**Your objective**
Leave the pictures out and quote every line from the start of the listing to the line with "42.5, bottom: 291", inclusive.

**Dataset content**
____________________
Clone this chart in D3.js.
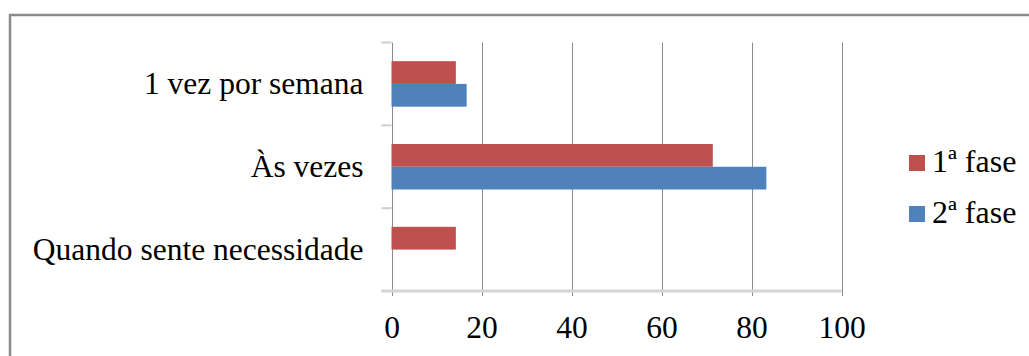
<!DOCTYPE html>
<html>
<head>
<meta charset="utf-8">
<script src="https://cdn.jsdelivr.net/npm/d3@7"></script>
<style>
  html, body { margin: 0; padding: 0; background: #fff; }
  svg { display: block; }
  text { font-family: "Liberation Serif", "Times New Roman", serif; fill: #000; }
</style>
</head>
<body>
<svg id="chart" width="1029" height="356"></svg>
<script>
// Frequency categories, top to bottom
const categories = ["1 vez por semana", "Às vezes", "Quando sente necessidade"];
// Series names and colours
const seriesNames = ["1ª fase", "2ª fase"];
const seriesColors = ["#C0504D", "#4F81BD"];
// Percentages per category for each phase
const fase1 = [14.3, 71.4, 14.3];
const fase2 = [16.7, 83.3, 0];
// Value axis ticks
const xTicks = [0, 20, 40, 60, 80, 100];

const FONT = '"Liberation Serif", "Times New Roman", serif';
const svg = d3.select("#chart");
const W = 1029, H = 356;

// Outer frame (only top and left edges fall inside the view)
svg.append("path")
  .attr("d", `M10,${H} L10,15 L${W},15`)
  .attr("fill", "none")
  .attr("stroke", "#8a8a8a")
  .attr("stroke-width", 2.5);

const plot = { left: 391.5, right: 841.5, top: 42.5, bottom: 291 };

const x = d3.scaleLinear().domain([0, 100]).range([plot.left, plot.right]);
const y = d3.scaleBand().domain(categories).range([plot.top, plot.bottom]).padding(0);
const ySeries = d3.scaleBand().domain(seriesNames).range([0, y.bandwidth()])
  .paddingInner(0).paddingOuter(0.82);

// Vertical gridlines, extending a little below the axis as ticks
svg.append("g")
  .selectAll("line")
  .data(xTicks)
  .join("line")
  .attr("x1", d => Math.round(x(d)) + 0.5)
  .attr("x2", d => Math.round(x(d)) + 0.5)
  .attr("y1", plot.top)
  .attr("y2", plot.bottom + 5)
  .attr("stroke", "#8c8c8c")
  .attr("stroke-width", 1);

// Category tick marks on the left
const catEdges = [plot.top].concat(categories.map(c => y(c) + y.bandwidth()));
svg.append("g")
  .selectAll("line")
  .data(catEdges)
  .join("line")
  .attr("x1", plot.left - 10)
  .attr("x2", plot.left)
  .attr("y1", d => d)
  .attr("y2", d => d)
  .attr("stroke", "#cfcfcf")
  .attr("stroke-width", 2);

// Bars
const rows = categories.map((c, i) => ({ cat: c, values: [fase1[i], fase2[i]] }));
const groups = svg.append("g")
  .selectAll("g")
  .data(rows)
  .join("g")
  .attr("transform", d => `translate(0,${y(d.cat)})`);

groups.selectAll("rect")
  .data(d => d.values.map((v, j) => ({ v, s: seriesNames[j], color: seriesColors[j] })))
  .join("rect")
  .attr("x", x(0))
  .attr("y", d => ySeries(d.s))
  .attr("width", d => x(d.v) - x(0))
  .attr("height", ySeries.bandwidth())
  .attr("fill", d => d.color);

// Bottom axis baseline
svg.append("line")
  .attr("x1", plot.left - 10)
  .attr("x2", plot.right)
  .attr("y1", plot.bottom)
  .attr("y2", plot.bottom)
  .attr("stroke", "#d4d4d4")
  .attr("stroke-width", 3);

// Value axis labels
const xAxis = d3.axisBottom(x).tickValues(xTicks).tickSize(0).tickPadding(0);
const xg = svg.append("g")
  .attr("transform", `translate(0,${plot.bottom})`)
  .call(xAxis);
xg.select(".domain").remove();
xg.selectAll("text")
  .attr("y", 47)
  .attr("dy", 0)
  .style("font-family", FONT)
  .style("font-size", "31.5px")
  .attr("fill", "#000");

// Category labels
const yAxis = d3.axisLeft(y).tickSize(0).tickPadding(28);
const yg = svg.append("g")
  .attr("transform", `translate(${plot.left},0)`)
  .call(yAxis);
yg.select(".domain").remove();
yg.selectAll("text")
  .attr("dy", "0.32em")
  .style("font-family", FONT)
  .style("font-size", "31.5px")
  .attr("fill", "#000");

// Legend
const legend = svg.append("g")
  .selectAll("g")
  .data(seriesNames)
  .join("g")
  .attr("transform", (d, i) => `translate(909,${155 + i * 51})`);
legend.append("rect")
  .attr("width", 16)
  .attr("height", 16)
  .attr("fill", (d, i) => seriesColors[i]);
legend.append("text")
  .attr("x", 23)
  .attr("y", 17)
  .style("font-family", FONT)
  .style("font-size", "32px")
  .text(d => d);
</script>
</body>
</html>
____________________
**Task response**
Clone this chart in D3.js.
<!DOCTYPE html>
<html>
<head>
<meta charset="utf-8">
<script src="https://cdn.jsdelivr.net/npm/d3@7"></script>
<style>
  html, body { margin: 0; padding: 0; background: #fff; }
  svg { display: block; }
  text { font-family: "Liberation Serif", "Times New Roman", serif; fill: #000; }
</style>
</head>
<body>
<svg id="chart" width="1029" height="356"></svg>
<script>
// Frequency categories, top to bottom
const categories = ["1 vez por semana", "Às vezes", "Quando sente necessidade"];
// Series names and colours
const seriesNames = ["1ª fase", "2ª fase"];
const seriesColors = ["#C0504D", "#4F81BD"];
// Percentages per category for each phase
const fase1 = [14.3, 71.4, 14.3];
const fase2 = [16.7, 83.3, 0];
// Value axis ticks
const xTicks = [0, 20, 40, 60, 80, 100];

const FONT = '"Liberation Serif", "Times New Roman", serif';
const svg = d3.select("#chart");
const W = 1029, H = 356;

// Outer frame (only top and left edges fall inside the view)
svg.append("path")
  .attr("d", `M10,${H} L10,15 L${W},15`)
  .attr("fill", "none")
  .attr("stroke", "#8a8a8a")
  .attr("stroke-width", 2.5);

const plot = { left: 391.5, right: 841.5, top: 42.5, bottom: 291 };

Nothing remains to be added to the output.